US bill may affect Bermuda insurers
Bermuda insurers operating in the US could face the threat of higher taxes on their business after a controversial bill was introduced in the House of Representatives late on Thursday.
If passed, the legislation, which was introduced by Representative Richard Neal (Democrat, Massachusetts), chairman of the Subcommittee on Select Revenue Measures of the House Ways and Means Committee, would raise the effective US tax rate for the Island's insurance companies with subsidiaries in the US.
In a statement released the same day, The Coalition for Competitive Insurances Rates (CCIR), which includes the Association of Bermuda Insurers and Reinsurers (ABIR) as a member, blasted the bill as "anti-consumer and anti-competitive" and said it would drive up insurance rates for consumers by reducing competition and critical US insurance capacity.
The broad-based alliance group aimed at assuring competitive insurance costs and insurance availability for American consumers, claimed similar legislation introduced by Rep. Neal in the 110th Congress was met with opposition by consumer organisations and businesses that rely on affordable insurance coverage.

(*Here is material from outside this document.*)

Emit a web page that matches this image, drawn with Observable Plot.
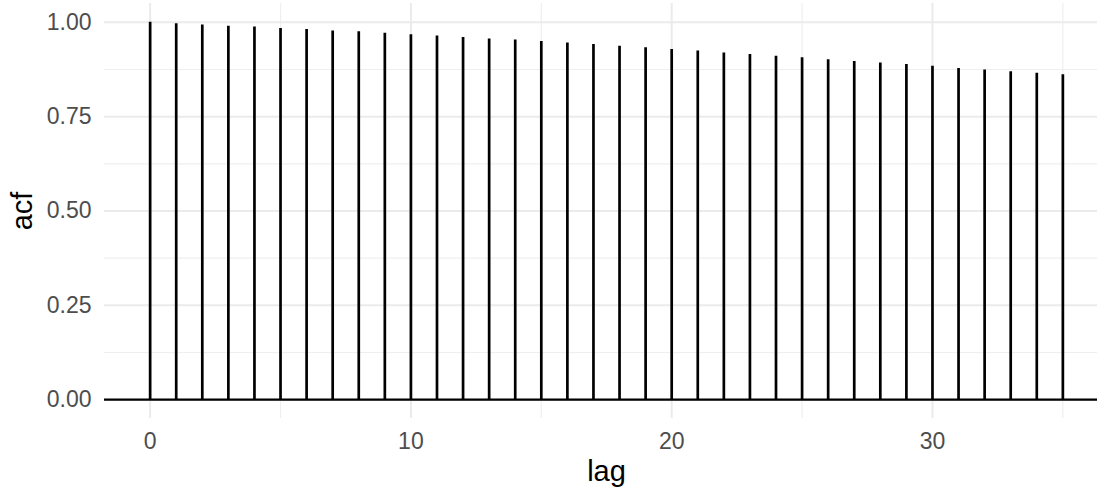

"We urge members of Congress to reject this legislation, as they have twice before," said Bradley Kading, president of ABIR.
"Only a handful of very large, very profitable US insurance companies would benefit from this bill. In contrast, the economic data make clear that American consumers and businesses would pay a steep price if Rep. Neal's proposal becomes law. This legislation represents a punitive and unnecessary tax aimed at benefiting some competitors at the expense of others."
CCIR, which has submitted three letters to Congress in recent years in opposition to what it regards as "discriminatory reinsurance tax proposals", said Rep. Neal's bill would "significantly increase taxes on all foreign insurers who have US subsidiaries and who provide vital insurance and reinsurance coverage to Americans".
It added that the US insurance market depends heavily on a worldwide network of foreign and domestic reinsurance companies in order to meet the country's insurance capital needs, best illustrated by the fact that approximately two-thirds of all reinsurance required to protect US consumers and businesses against natural disasters is provided for by non-US reinsurers.
Specifically, the legislation would disallow deductions for excess reinsurance premiums with respect to US risks paid to affiliated insurance companies that are not subject to US tax.
Rep. Neal said the excess amount would be determined by reference to an industry fraction, by line of business, which will measure the average amount of reinsurance sent to unrelated parties by US companies.
He said the bill "allows foreign groups to avoid the deduction disallowance by electing to be treated as a US taxpayer with respect to the income from affiliate reinsurance", adding that it restores a level playing field, treating US insurers and foreign-based insurers alike.
The legislation, which still has a number of further stages to go through before it is passed, also provides Treasury with the authority to carry out or prevent the avoidance of the provisions of the bill, Rep. Neal said in a statement on the House floor.